▶ _Your goal_
Leaving out the pictures, retype all the material exactly.

▶ _Recorded data_
▼▼▼
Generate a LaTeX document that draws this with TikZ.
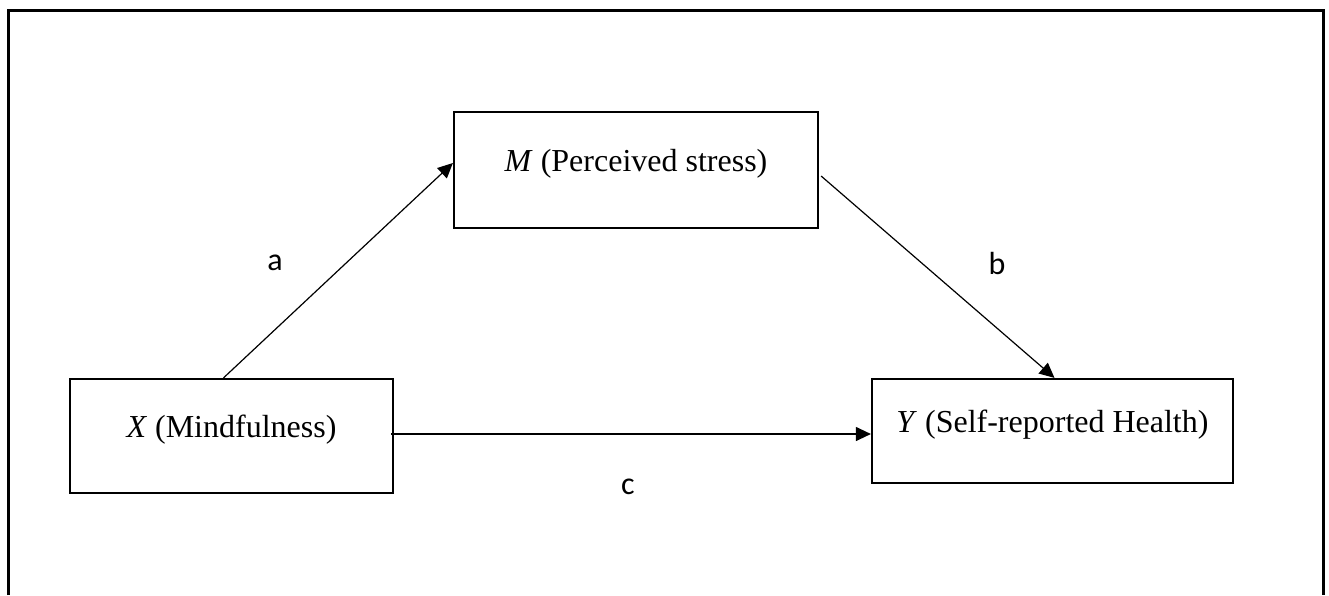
\documentclass[tikz,border=0pt]{standalone}
\usepackage{fontspec}
\setmainfont{Liberation Serif}
\newfontfamily\labelfont{Carlito}
\usetikzlibrary{calc,arrows.meta}

\tikzset{
  varbox/.style={draw, line width=1.1pt, rectangle, inner sep=0pt,
    font=\fontsize{16}{19}\selectfont, text height=11pt, text depth=9.4pt},
  path/.style={line width=0.6pt, -{Triangle[length=7.5pt,width=7pt]}},
  pathlabel/.style={font=\labelfont\fontsize{16}{19}\selectfont}
}

\begin{document}
\begin{tikzpicture}[x=0.5pt,y=-0.5pt]
  \useasboundingbox (0,0) rectangle (1329,595);
  % open frame
  \draw[line width=1.5pt] (8,595) -- (8,10) -- (1323,10) -- (1323,595);

  \node[varbox, minimum width=161.5pt, minimum height=57pt] (mind) at (231.5,436) {\textit{X} (Mindfulness)};
  \node[varbox, minimum width=182pt, minimum height=58pt] (stress) at (636,170) {\textit{M} (Perceived stress)};
  \node[varbox, minimum width=180.5pt, minimum height=52pt] (health) at (1052.5,431) {\textit{Y} (Self-reported Health)};

  \node[pathlabel] (a) at (275,263) {a};
  \node[pathlabel] (b) at (997,263) {b};
  \node[pathlabel] (c) at (628,487) {c};

  % paths
  \draw[path] ($(mind.north)+(-8,0)$) -- ($(stress.west)+(0,-7)$);
  \draw[path] ($(stress.east)+(2,6)$) -- ($(health.north)+(2,0)$);
  \coordinate (cstart) at ($(mind.east)+(-3,-2)$);
  \draw[path] (cstart) -- (cstart -| health.west);
\end{tikzpicture}
\end{document}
▲▲▲
▶ _Written response_
Generate a LaTeX document that draws this with TikZ.
\documentclass[tikz,border=0pt]{standalone}
\usepackage{fontspec}
\setmainfont{Liberation Serif}
\newfontfamily\labelfont{Carlito}
\usetikzlibrary{calc,arrows.meta}

\tikzset{
  varbox/.style={draw, line width=1.1pt, rectangle, inner sep=0pt,
    font=\fontsize{16}{19}\selectfont, text height=11pt, text depth=9.4pt},
  path/.style={line width=0.6pt, -{Triangle[length=7.5pt,width=7pt]}},
  pathlabel/.style={font=\labelfont\fontsize{16}{19}\selectfont}
}

\begin{document}
\begin{tikzpicture}[x=0.5pt,y=-0.5pt]
  \useasboundingbox (0,0) rectangle (1329,595);
  % open frame
  \draw[line width=1.5pt] (8,595) -- (8,10) -- (1323,10) -- (1323,595);

  \node[varbox, minimum width=161.5pt, minimum height=57pt] (mind) at (231.5,436) {\textit{X} (Mindfulness)};
  \node[varbox, minimum width=182pt, minimum height=58pt] (stress) at (636,170) {\textit{M} (Perceived stress)};
  \node[varbox, minimum width=180.5pt, minimum height=52pt] (health) at (1052.5,431) {\textit{Y} (Self-reported Health)};

  \node[pathlabel] (a) at (275,263) {a};
  \node[pathlabel] (b) at (997,263) {b};
  \node[pathlabel] (c) at (628,487) {c};

  % paths
  \draw[path] ($(mind.north)+(-8,0)$) -- ($(stress.west)+(0,-7)$);
  \draw[path] ($(stress.east)+(2,6)$) -- ($(health.north)+(2,0)$);
  \coordinate (cstart) at ($(mind.east)+(-3,-2)$);
  \draw[path] (cstart) -- (cstart -| health.west);
\end{tikzpicture}
\end{document}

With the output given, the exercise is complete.